Da un lato, quindi, abbiamo lo Stato che riduce le risorse alla cultura e dall’altro le fondazioni disponibili e generose. Manca qualcosa a livello normativo per rendere più agevole questo vostro intervento?

«Gli strumenti normativi che abbiamo sono scarsi, approssimativi e datati. Nel codice dei beni culturali gli unici punti che fanno da ponte tra il pubblico e il privato sono gli articoli 112 e 115. Ma sono di complessa struttura e applicazione. La situazione è molto complicata su tutta la parte delle gare e della selezione, perché mettiamo sullo stesso piano soggetti molto diversi tra loro. La realtà è che ci sono molti livelli sovrapposti nella sfera pubblica: dai comuni, alle regioni, fino ai ministeri. Noi avremmo bisogno di uno statuto delle relazioni che permetta di avere garanzie reciproche, conoscere il terreno su cui ci si muove, capire quanti soggetti pubblici esistono».
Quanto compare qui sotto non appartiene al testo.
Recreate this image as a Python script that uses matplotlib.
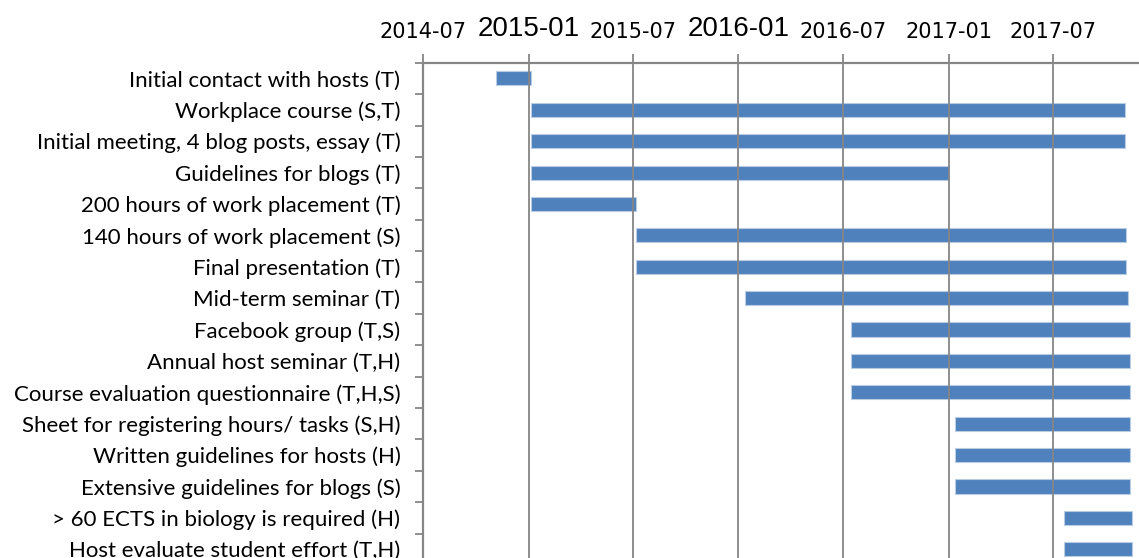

Trova che la sfera pubblica sia “gelosa” del patrimonio culturale?

«Sì ma sempre meno. In questi tempi di crisi questa tendenza si sta molto attenuando, evidentemente. Il pubblico ha ancora, soprattutto nei suoi uomini, una formazione sostanzialmente di esclusività e monopolio, sulla base però di un’idea sbagliata e di esigenze giuste. L’idea sbagliata è che solo il pubblico si può occupare di interessi generali. Questo assunto di base stava alle fondamenta dello stato ottocentesco, oggi non è più attuale. A fronte di ciò ci sono, però, delle esigenze giuste: ad esempio alcune posizioni di apertura a un privato con poco discernimento e poca attenzione rischiano di generare gravi problemi e pessimi risultati. Aprire al privato deve essere un punto di arrivo e non di partenza. L’amministrazione oggi su questo non è attrezzata e si rischia di antologizzare il patrimonio culturale. I privati che operano nella società sono tanti e diversi tra loro. Ci sono, oltre alle fondazioni, anche le imprese, le associazioni, le onlus, tutti soggetti che si stanno ritagliando spazi sempre maggiori nella vita sociale. Ma siamo preparati in Italia a instaurare un valido confronto tra tutte queste realtà? Per farlo servono regole fisse che delimitino le sfere di competenza e i margini di collaborazione. Purtroppo oggi il pubblico non è credibile».

Per tirare le somme le cito tre spunti: l’uscita recente del libro Kulturinfarkt, che ha fatto scalpore per la sua proposta di azzerare gran parte dei fondi alla cultura; l’appello di Settis, Sgarbi, Daverio e altri, che, in risposta al libro, invitano lo Stato a destinare più fondi alla cultura; e poi la Fondazione Cassa di Risparmio di Torino con la bellissima collezione artistica che ha creato autonomamente. Secondo lei dove va ricercato il futuro della cultura?

«Suggerisco due metodi: il primo è quello di consentire ai privati di muoversi con uno sguardo alla domanda. Non sarebbe lungimirante vincolare la domanda all’esistenza di un finanziatore. Noi, con Funder 35, finanziando le imprese per irrobustirle abbiamo operato in virtù di questo obiettivo. Il secondo consiste in una rivisitazione delle funzioni del pubblico. Lo stato potrebbe tornare a rivestire il ruolo indispensabile che ha se solo si organizzasse traendo spunto dal paese reale e non dal paese che non esiste più. Questa operazione di restyling potrebbe partire dalla riforma del Mibac. Non sono favorevole agli azzeramenti ma sono contrario anche allo spreco delle risorse e mantenere un ministero con tale struttura significa proprio buttarle alle ortiche».